Warsaw rebuilds, downplays erasure of Jewish community
By Harriet P. Gross

It’s taken me a long time to decide on my last words about visiting Poland. But as we approach the new year, I want to fulfill an earlier promise: to write my Warsaw impressions here for you.
First: The city itself is a modern miracle. After being totally shattered by World War II bombings, it rebuilt quite literally from the ground up, reconstructing the architectural beauty it had boasted earlier.
I stayed in one of the few buildings that actually survived the war intact, now a centrally located hotel. The Polonia Palace, completely gutted and redone inside, is exactly as it used to be outside.
Second: The city seems to have achieved almost total success in downplaying its role in the wartime decimation of a once-huge Jewish community. Before the war, three million Jews called Poland home, and in Warsaw proper, more than 350,000 made up some 30 percent of the city’s population. Less than 1/10th of them survived.
I looked hard and long for a book on the Warsaw Ghetto. The only one I found — a single copy, in a rather standard souvenir shop — is a small, cardboard-bound volume of photos with captions in Polish and English. The pictures are revelatory, the words emotionless.
Example: Under an evocative shot of three obviously exhausted female resisters, lined up to await who-knows-what’s-coming-next, it says, “The Nazis were surprised by the bravery with which young women fought in the Uprising” — no hint that this trio represents so many who died with honor. Soft tones whitewash harsh realities: As the Ghetto burns, the book reports how “The Warsaw Fire Brigade prevents the fire’s spread to other districts.”
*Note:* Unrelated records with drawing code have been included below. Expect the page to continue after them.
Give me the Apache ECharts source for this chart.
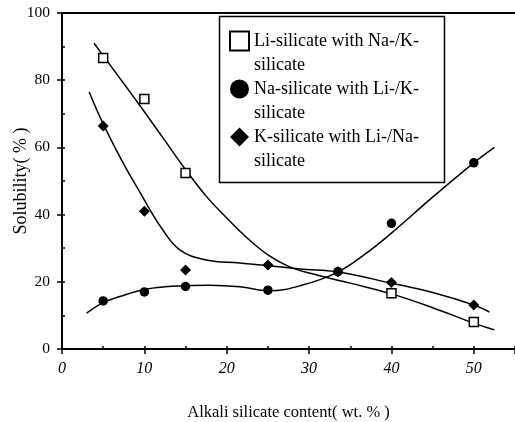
<!DOCTYPE html>
<html>
<head>
<meta charset="utf-8">
<script src="https://cdn.jsdelivr.net/npm/echarts@6/dist/echarts.min.js"></script>
<style>
  html, body { margin: 0; padding: 0; background: #fff; }
  #chart { width: 515px; height: 422px; }
</style>
</head>
<body>
<div id="chart"></div>
<script>
// measured points
const liPoints = [[5, 86.6], [10, 74.4], [15, 52.4], [40, 16.6], [50, 8]];
const naPoints = [[5, 14.3], [10, 17], [15, 18.6], [25, 17.5], [33.5, 23], [40, 37.4], [50, 55.4]];
const kPoints = [[5, 66.4], [10, 41], [15, 23.5], [25, 25], [33.5, 23], [40, 19.8], [50, 13.1]];

// fitted curves
const liCurve = [[3.9, 91], [5, 87.3], [7.5, 79], [10, 70.6], [12.5, 62], [15, 53.4], [17.5, 45.5],
  [20, 39], [22.5, 33], [25, 28], [27.5, 24.6], [30, 22.6], [35, 19.6], [40, 16.4], [45, 12.3],
  [50, 7.7], [52.5, 5.7]];
const naCurve = [[3, 10.7], [5, 13.8], [7.5, 16], [10, 17.7], [12.5, 18.5], [15, 18.8], [18, 19],
  [21.6, 18.5], [25.2, 17.3], [28.9, 18.8], [33.5, 22.9], [37, 28.6], [40, 34.5], [45, 45.2],
  [50, 55.4], [52.5, 60]];
const kCurve = [[3.3, 76.5], [5, 67], [7.5, 55], [9.5, 46.5], [12, 36.3], [14.3, 29.5], [17.5, 26.5],
  [21.6, 25.6], [25.2, 24.8], [28.9, 23.8], [33.5, 22.9], [40, 19.6], [45, 16.8], [50, 13.1],
  [51.9, 11]];

// leading blank line keeps the icon level with the first text line
const legendNames = [
  '\nLi-silicate with Na-/K-\nsilicate',
  '\nNa-silicate with Li-/K-\nsilicate',
  '\nK-silicate with Li-/Na-\nsilicate'
];

const serif = 'Liberation Serif';
const ink = '#000';

const chart = echarts.init(document.getElementById('chart'));

const curve = (data) => ({
  type: 'line',
  data: data,
  smooth: 0.4,
  symbol: 'none',
  silent: true,
  lineStyle: { color: ink, width: 1.5 },
  z: 2
});

chart.setOption({
  animation: false,
  grid: { left: 62, top: 13, right: 0, bottom: 73, containLabel: false, outerBoundsMode: 'none' },
  legend: {
    orient: 'vertical',
    left: 229,
    top: 5,
    padding: 0,
    itemGap: -24,
    itemWidth: 19,
    itemHeight: 19,
    selectedMode: false,
    z: 20,
    textStyle: { fontFamily: serif, fontSize: 18, color: ink, lineHeight: 24 },
    data: legendNames
  },
  graphic: [{
    type: 'rect',
    shape: { x: 219.5, y: 16.5, width: 225, height: 166 },
    style: { fill: '#fff', stroke: ink, lineWidth: 1.5 },
    z: 10
  }],
  xAxis: [{
    type: 'value', min: 0, max: 55, interval: 10,
    name: 'Alkali silicate content( wt. % )',
    nameLocation: 'middle', nameGap: 55,
    nameTextStyle: { fontFamily: serif, fontSize: 16.5, color: ink },
    axisLine: { lineStyle: { color: ink, width: 2 } },
    axisTick: { length: 5, lineStyle: { color: ink, width: 1.5 } },
    axisLabel: {
      margin: 12, fontFamily: serif, fontSize: 16, fontStyle: 'italic', color: ink,
      formatter: v => (v % 10 === 0 ? String(v) : '')
    },
    splitLine: { show: false }
  }, {
    type: 'value', min: 0, max: 55, interval: 5, position: 'bottom',
    axisLine: { show: false },
    axisTick: { inside: true, length: 3, lineStyle: { color: ink, width: 1.5 } },
    axisLabel: { show: false },
    splitLine: { show: false }
  }, {
    type: 'value', min: 0, max: 55, position: 'top',
    axisLine: { lineStyle: { color: ink, width: 2 } },
    axisTick: { show: false },
    axisLabel: { show: false },
    splitLine: { show: false }
  }],
  yAxis: [{
    type: 'value', min: 0, max: 100, interval: 20,
    name: 'Solubility( % )',
    nameLocation: 'middle', nameGap: 32, nameMoveOverlap: false,
    nameTextStyle: { fontFamily: serif, fontSize: 18, color: ink },
    axisLine: { lineStyle: { color: ink, width: 2 } },
    axisTick: { length: 5, lineStyle: { color: ink, width: 1.5 } },
    axisLabel: { margin: 12, fontFamily: serif, fontSize: 15.5, color: ink },
    splitLine: { show: false }
  }, {
    type: 'value', min: 0, max: 100, interval: 10, position: 'left',
    axisLine: { show: false },
    axisTick: { inside: true, length: 3, lineStyle: { color: ink, width: 1.5 } },
    axisLabel: { show: false },
    splitLine: { show: false }
  }],
  series: [
    curve(liCurve),
    curve(naCurve),
    curve(kCurve),
    {
      name: legendNames[0], type: 'scatter', data: liPoints,
      symbol: 'rect', symbolSize: 9,
      itemStyle: { color: '#fff', borderColor: ink, borderWidth: 1.5, opacity: 1 }, z: 5
    },
    {
      name: legendNames[1], type: 'scatter', data: naPoints,
      symbol: 'circle', symbolSize: 9.5,
      itemStyle: { color: ink, opacity: 1 }, z: 5
    },
    {
      name: legendNames[2], type: 'scatter', data: kPoints,
      symbol: 'diamond', symbolSize: 11,
      itemStyle: { color: ink, opacity: 1 }, z: 5
    }
  ]
});
</script>
</body>
</html>
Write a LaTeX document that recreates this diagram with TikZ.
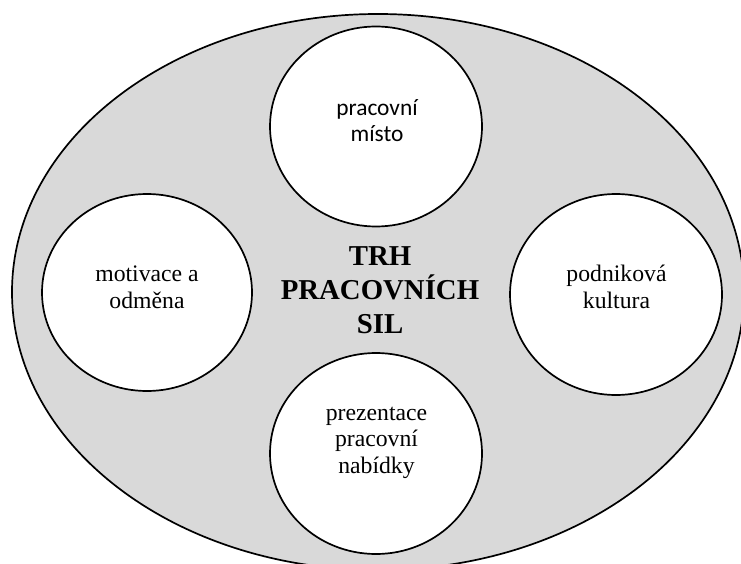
\documentclass[tikz,border=0pt]{standalone}
\usepackage{fontspec}
\setmainfont{Liberation Serif}
\newfontfamily\calibrilike{Carlito}
\usetikzlibrary{shapes.geometric}
% stacked lines whose reference point is the first baseline
\newcommand\stk[1]{\begin{tabular}[t]{@{}c@{}}#1\end{tabular}}
\begin{document}
\begin{tikzpicture}[x=1pt,y=-1pt,
  outer/.style={ellipse,draw=black,line width=1.7pt,fill=gray!30,inner sep=0pt},
  topic/.style={ellipse,draw=black,line width=1.7pt,fill=white,inner sep=0pt,
    minimum width=212pt,minimum height=200pt},
  lbl/.style={anchor=base,inner sep=0pt,font=\fontsize{23.7}{26.7}\selectfont},
  slbl/.style={anchor=base,inner sep=0pt,font=\calibrilike\fontsize{23.4}{26}\selectfont},
  title/.style={anchor=base,inner sep=0pt,font=\bfseries\fontsize{28.8}{34}\selectfont}]
\useasboundingbox (0,0) rectangle (741,564);
\clip (0,0) rectangle (741,564);
\fill[white] (0,0) rectangle (741,564);
% market ellipse
\node[outer,minimum width=732pt,minimum height=556pt] (market) at (378,292) {};
% four topic circles
\node[topic] (place) at (376,126.5) {};
\node[topic,minimum width=210pt,minimum height=197pt] (motiv) at (147,292.5) {};
\node[topic,minimum height=201pt] (culture) at (616,294.5) {};
\node[topic,minimum height=201pt] (offer) at (376,453.5) {};
% labels
\node[slbl] (tplace) at (377,116) {\stk{pracovní\\místo}};
\node[lbl,font=\fontsize{23.7}{27}\selectfont] (tmotiv) at (147,281) {\stk{motivace a\\odměna}};
\node[lbl,font=\fontsize{23.7}{27}\selectfont] (tculture) at (616.5,281) {\stk{podniková\\kultura}};
\node[lbl] (toffer) at (376.5,420) {\stk{prezentace\\pracovní\\nabídky}};
\node[title] (tmarket) at (380,265) {\stk{TRH\\PRACOVNÍCH\\SIL}};
\end{tikzpicture}
\end{document}
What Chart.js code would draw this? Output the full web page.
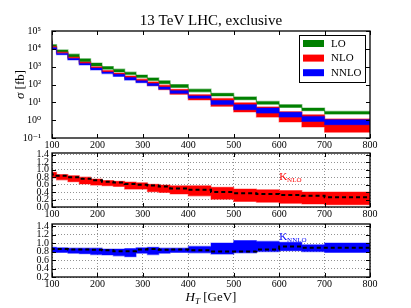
<!DOCTYPE html>
<html>
<head>
<meta charset="utf-8">
<script src="https://cdn.jsdelivr.net/npm/chart.js@4.4.0/dist/chart.umd.min.js"></script>
<style>
  body { margin: 0; background: #fff; width: 411px; height: 308px; overflow: hidden; position: relative; }
  canvas { position: absolute; left: 0; }
</style>
</head>
<body>
<canvas id="topChart" width="411" height="150" style="top:0px"></canvas>
<canvas id="midChart" width="411" height="70" style="top:150px"></canvas>
<canvas id="botChart" width="411" height="88" style="top:220px"></canvas>
<script>
// bin edges in H_T [GeV]
const edges = [100, 110, 135, 160, 185, 210, 235, 260, 285, 310, 335, 360, 400, 450, 500, 550, 600, 650, 700, 750, 800];

// cross section bands [fb], one value per bin
const loLow    = [2.75e4, 1.32e4, 6.5e3, 3.4e3, 1.9e3, 1100, 720, 510, 360, 245, 166, 110, 68, 39, 23, 14, 7.9, 5.2, 3.4, 2.2];
const loHigh   = [3.8e4, 1.7e4, 8.7e3, 5.0e3, 2.75e3, 1600, 1020, 720, 490, 340, 234, 162, 100, 55, 32, 20, 11.2, 7.4, 4.8, 3.1];
const nloLow   = [2.78e4, 1.15e4, 5.4e3, 2.77e3, 1.42e3, 778, 485, 330, 200, 140, 85, 52, 28, 13.5, 6, 2.9, 1.5, 0.8, 0.42, 0.21];
const nloHigh  = [3.14e4, 1.37e4, 6.5e3, 3.42e3, 1.83e3, 989, 604, 440, 300, 200, 140, 92, 54, 27, 16.5, 9.5, 5.5, 3.0, 2.0, 1.17];
const nnloLow  = [2.1e4, 0.98e4, 4.7e3, 2.4e3, 1.25e3, 660, 410, 285, 178, 125, 85, 55, 32, 17, 7.5, 3.9, 2.5, 1.5, 0.85, 0.56];
const nnloHigh = [2.7e4, 1.16e4, 5.5e3, 2.85e3, 1.52e3, 830, 500, 370, 245, 160, 112, 72, 45, 23, 12.5, 7.4, 4.8, 2.75, 1.62, 1.07];

// K factors
const knloLow   = [0.86, 0.78, 0.73, 0.68, 0.62, 0.59, 0.57, 0.55, 0.48, 0.48, 0.41, 0.39, 0.35, 0.30, 0.21, 0.15, 0.13, 0.10, 0.08, 0.06];
const knloMid   = [0.93, 0.87, 0.84, 0.80, 0.76, 0.72, 0.68, 0.66, 0.62, 0.60, 0.58, 0.55, 0.50, 0.46, 0.40, 0.37, 0.35, 0.32, 0.30, 0.26];
const knloHigh  = [0.97, 0.93, 0.87, 0.84, 0.80, 0.75, 0.71, 0.69, 0.67, 0.65, 0.61, 0.59, 0.57, 0.57, 0.53, 0.48, 0.46, 0.44, 0.40, 0.40];
const knnloLow  = [0.78, 0.78, 0.78, 0.76, 0.75, 0.73, 0.72, 0.70, 0.68, 0.76, 0.73, 0.76, 0.78, 0.77, 0.74, 0.77, 0.80, 0.82, 0.80, 0.78];
const knnloMid  = [0.89, 0.86, 0.86, 0.85, 0.85, 0.84, 0.83, 0.81, 0.81, 0.85, 0.86, 0.84, 0.85, 0.83, 0.80, 0.80, 0.85, 0.92, 0.89, 0.89];
const knnloHigh = [0.92, 0.90, 0.89, 0.88, 0.88, 0.88, 0.86, 0.86, 0.87, 0.89, 0.90, 0.88, 0.88, 0.92, 1.00, 1.06, 1.04, 1.02, 0.96, 1.00];

// ticks and labels
const xTicks = [100, 200, 300, 400, 500, 600, 700, 800];
const sigmaTicks = [0.1, 1, 10, 100, 1000, 1e4, 1e5];
const sigmaTickLabels = ['10⁻¹', '10⁰', '10¹', '10²', '10³', '10⁴', '10⁵'];
const knloTicks = [0.0, 0.2, 0.4, 0.6, 0.8, 1.0, 1.2, 1.4];
const knnloTicks = [0.2, 0.4, 0.6, 0.8, 1.0, 1.2, 1.4];
const legendNames = ['LO', 'NLO', 'NNLO'];

const GREEN = '#008000', RED = '#ff0000', BLUE = '#0000ff';
const SERIF = '"Liberation Serif", "DejaVu Serif", serif';

function steps(vals) {
  const pts = vals.map((v, i) => ({ x: edges[i], y: v }));
  pts.push({ x: edges[edges.length - 1], y: vals[vals.length - 1] });
  return pts;
}

function band(high, low, color, edge) {
  return [
    { data: steps(high), stepped: 'after', fill: '+1', backgroundColor: color, borderColor: edge, borderWidth: 1.2, pointRadius: 0 },
    { data: steps(low), stepped: 'after', fill: false, borderColor: edge, borderWidth: 1.2, pointRadius: 0 }
  ];
}

function dashed(vals) {
  return { data: steps(vals), stepped: 'after', fill: false, borderColor: '#000', borderWidth: 2, borderDash: [4, 3], pointRadius: 0 };
}

// box around plot + small inward ticks
const framePlugin = {
  id: 'frame',
  afterDatasetsDraw(chart) {
    const { ctx, chartArea: a, scales } = chart;
    ctx.save();
    ctx.strokeStyle = '#000';
    ctx.lineWidth = 1;
    scales.x.ticks.forEach(t => {
      const px = Math.round(scales.x.getPixelForValue(t.value)) + 0.5;
      ctx.beginPath();
      ctx.moveTo(px, a.bottom); ctx.lineTo(px, a.bottom - 4);
      ctx.moveTo(px, a.top); ctx.lineTo(px, a.top + 4);
      ctx.stroke();
    });
    scales.y.ticks.forEach(t => {
      const py = Math.round(scales.y.getPixelForValue(t.value)) + 0.5;
      ctx.beginPath();
      ctx.moveTo(a.left, py); ctx.lineTo(a.left + 4, py);
      ctx.moveTo(a.right, py); ctx.lineTo(a.right - 4, py);
      ctx.stroke();
    });
    ctx.lineWidth = 1.3;
    ctx.strokeRect(a.left, a.top, a.right - a.left, a.bottom - a.top);
    ctx.restore();
  }
};

const topText = {
  id: 'topText',
  afterDraw(chart) {
    const { ctx, chartArea: a } = chart;
    ctx.save();
    ctx.fillStyle = '#000';
    ctx.font = '15px ' + SERIF;
    ctx.textAlign = 'center';
    ctx.textBaseline = 'middle';
    ctx.fillText('13 TeV LHC, exclusive', (a.left + a.right) / 2, 21);

    // y label: sigma [fb]
    ctx.translate(21, (a.top + a.bottom) / 2);
    ctx.rotate(-Math.PI / 2);
    ctx.font = 'italic 13px ' + SERIF;
    const w1 = ctx.measureText('σ').width;
    ctx.font = '13px ' + SERIF;
    const w2 = ctx.measureText(' [fb]').width;
    ctx.textAlign = 'left';
    ctx.font = 'italic 13px ' + SERIF;
    ctx.fillText('σ', -(w1 + w2) / 2, 0);
    ctx.font = '13px ' + SERIF;
    ctx.fillText(' [fb]', -(w1 + w2) / 2 + w1, 0);
    ctx.restore();

    // legend box
    const x0 = a.right - 71, y0 = a.top + 4, w = 66, h = 47;
    const colors = [GREEN, RED, BLUE];
    ctx.save();
    ctx.fillStyle = '#fff';
    ctx.fillRect(x0, y0, w, h);
    ctx.strokeStyle = '#000';
    ctx.lineWidth = 1;
    ctx.strokeRect(x0 + 0.5, y0 + 0.5, w, h);
    legendNames.forEach((name, i) => {
      const cy = y0 + 8.5 + i * 14.6;
      ctx.fillStyle = colors[i];
      ctx.fillRect(x0 + 4, cy - 3.5, 21, 7);
      ctx.fillStyle = '#000';
      ctx.font = '11px ' + SERIF;
      ctx.textAlign = 'left';
      ctx.textBaseline = 'middle';
      ctx.fillText(name, x0 + 32, cy + 0.5);
    });
    ctx.restore();
  }
};

function kLabel(sub, color, xv, yv) {
  return {
    id: 'klabel',
    afterDatasetsDraw(chart) {
      const { ctx, scales } = chart;
      const px = scales.x.getPixelForValue(xv), py = scales.y.getPixelForValue(yv);
      ctx.save();
      ctx.fillStyle = color;
      ctx.textBaseline = 'alphabetic';
      ctx.font = '11px ' + SERIF;
      ctx.fillText('K', px, py + 4);
      const kw = ctx.measureText('K').width;
      ctx.font = '7px ' + SERIF;
      ctx.fillText(sub, px + kw, py + 6);
      ctx.restore();
    }
  };
}

const xLabel = {
  id: 'xLabel',
  afterDraw(chart) {
    const { ctx, chartArea: a } = chart;
    ctx.save();
    ctx.fillStyle = '#000';
    ctx.textBaseline = 'alphabetic';
    ctx.font = 'italic 13px ' + SERIF;
    const wH = ctx.measureText('H').width;
    ctx.font = 'italic 9px ' + SERIF;
    const wT = ctx.measureText('T').width;
    ctx.font = '13px ' + SERIF;
    const wG = ctx.measureText(' [GeV]').width;
    let x = (a.left + a.right) / 2 - (wH + wT + wG) / 2;
    const y = 81;
    ctx.font = 'italic 13px ' + SERIF;
    ctx.fillText('H', x, y);
    ctx.font = 'italic 9px ' + SERIF;
    ctx.fillText('T', x + wH, y + 3);
    ctx.font = '13px ' + SERIF;
    ctx.fillText(' [GeV]', x + wH + wT, y);
    ctx.restore();
  }
};

function xScale(height, grid) {
  return {
    type: 'linear', min: 100, max: 800,
    afterBuildTicks: s => { s.ticks = xTicks.map(v => ({ value: v })); },
    afterFit: s => { s.height = height; s.paddingLeft = 0; s.paddingRight = 0; },
    ticks: { color: '#000', font: { family: SERIF, size: 10 }, padding: 1, maxRotation: 0, autoSkip: false },
    grid: { display: grid, color: '#777', lineWidth: 0.8, drawTicks: false },
    border: { display: false, dash: [1, 2] }
  };
}

function yScale(extra) {
  return Object.assign({
    afterFit: s => { s.width = 52; s.paddingTop = 0; s.paddingBottom = 0; },
    grid: { display: true, color: '#777', lineWidth: 0.8, drawTicks: false },
    border: { display: false, dash: [1, 2] }
  }, extra);
}

function yTickOpts(cb) {
  return { color: '#000', font: { family: SERIF, size: 10 }, padding: 3, autoSkip: false, callback: cb };
}

const common = {
  responsive: false,
  animation: false,
  devicePixelRatio: 1,
  plugins: { legend: { display: false }, tooltip: { enabled: false } }
};

new Chart(document.getElementById('topChart'), {
  type: 'line',
  data: { datasets: [...band(nnloHigh, nnloLow, BLUE, 'rgba(0,0,255,0.45)'), ...band(nloHigh, nloLow, RED, 'rgba(255,0,0,0.45)'), ...band(loHigh, loLow, GREEN, 'rgba(0,128,0,0.45)')] },
  options: Object.assign({}, common, {
    layout: { padding: { top: 31, left: 0, right: 41, bottom: 0 } },
    scales: {
      x: xScale(12, false),
      y: yScale({
        type: 'logarithmic', min: 0.1, max: 1e5,
        afterBuildTicks: s => { s.ticks = sigmaTicks.map(v => ({ value: v })); },
        ticks: yTickOpts(v => { const i = sigmaTicks.findIndex(t => Math.abs(t - v) / t < 1e-6); return i >= 0 ? sigmaTickLabels[i] : ''; }),
        grid: { display: false }
      })
    }
  }),
  plugins: [framePlugin, topText]
});

new Chart(document.getElementById('midChart'), {
  type: 'line',
  data: { datasets: [dashed(knloMid), ...band(knloHigh, knloLow, RED, 'rgba(255,0,0,0.45)')] },
  options: Object.assign({}, common, {
    layout: { padding: { top: 3, left: 0, right: 41, bottom: 0 } },
    scales: {
      x: xScale(13, true),
      y: yScale({
        type: 'linear', min: 0, max: 1.45,
        afterBuildTicks: s => { s.ticks = knloTicks.map(v => ({ value: v })); },
        ticks: yTickOpts(v => v.toFixed(1))
      })
    }
  }),
  plugins: [framePlugin, kLabel('NLO', RED, 600, 0.84)]
});

new Chart(document.getElementById('botChart'), {
  type: 'line',
  data: { datasets: [dashed(knnloMid), ...band(knnloHigh, knnloLow, BLUE, 'rgba(0,0,255,0.45)')] },
  options: Object.assign({}, common, {
    layout: { padding: { top: 4, left: 0, right: 41, bottom: 0 } },
    scales: {
      x: xScale(31, true),
      y: yScale({
        type: 'linear', min: 0.2, max: 1.45,
        afterBuildTicks: s => { s.ticks = knnloTicks.map(v => ({ value: v })); },
        ticks: yTickOpts(v => v.toFixed(1))
      })
    }
  }),
  plugins: [framePlugin, kLabel('NNLO', BLUE, 600, 1.17), xLabel]
});
</script>
</body>
</html>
The site of the Umschlagplatz, a railroad loading yard where Jews were gathered for their passage to Treblinka, is described by my invaluable little volume in flat, bloodless English that renders the truth even more horrifyingly real: “This area of roughly 2,400 square metres (my limited facility with math tells me this is something less than 26,000 square feet) at times held 10,000 Jews, without bread or water, for 10-20 hours.” The building nearby, once a hospital, also “served as a holding pen for transported Jews,” I read.
There were no surprises in any of this, although we know in retrospect that our fellow Jews accepted each humiliation and atrocity as it came with the hopeful belief that nothing could possibly get worse; no human mind can conceive the possibility of “worse” in such situations. But the motto of the German army had been emblazoned on the first trains that brought its troops to Warsaw in 1939: “We are going to Poland to thrash the Jews.” The horrors built slowly, inexorably, from that time until the Ghetto rose up in the spring of 1943 … and beyond …
The striking Ghetto Heroes Monument you may have seen at Yad Vashem is actually a copy of the one here in Warsaw’s Muranow district, where new housing construction was intentionally sited upon ghetto rubble. In the front: Uprising leader Mordecai Anielewicz fronting his little band, grenade in hand. In the back: Jew after Jew being marched to death. The memorial’s figures are bronze, but its base is granite — the stone that the Nazis had imported from Sweden to build their eventual “victory tower.”
For some time there’s been a small Jewish museum about two blocks from the Umschlagplatz, but I couldn’t enter it because the area was cordoned off for construction of the new Museum of the History of Polish Jews. After the usual delays, this facility is now set to open for visitors on April 19 of next year, the 70th anniversary of the doomed Ghetto uprising’s start.
There was enough room between the barriers for me to sneak in and say Kaddish beside a few engraved memorial stones located on the torn-up grounds. My tour mates — none of them Jewish — waited patiently in our bus for me, then added their own various prayers afterward. That is a moment I’ll always treasure.
Many people now tout a resurgence of Jewish life throughout Warsaw, but I fear it may be as artificial as what I saw earlier in Krakow: chicken soup served with Klezmer music, concocted for tourists by enterprising non-Jews. (Although I must admit: the cheese-and-potato pierogi I tried in a local Polish restaurant were just like the kreplach my Boubby the Philosopher used to make.)
Anyway, I won’t be returning to find out. I’ve finally decided on my last words: I will never go to Poland again.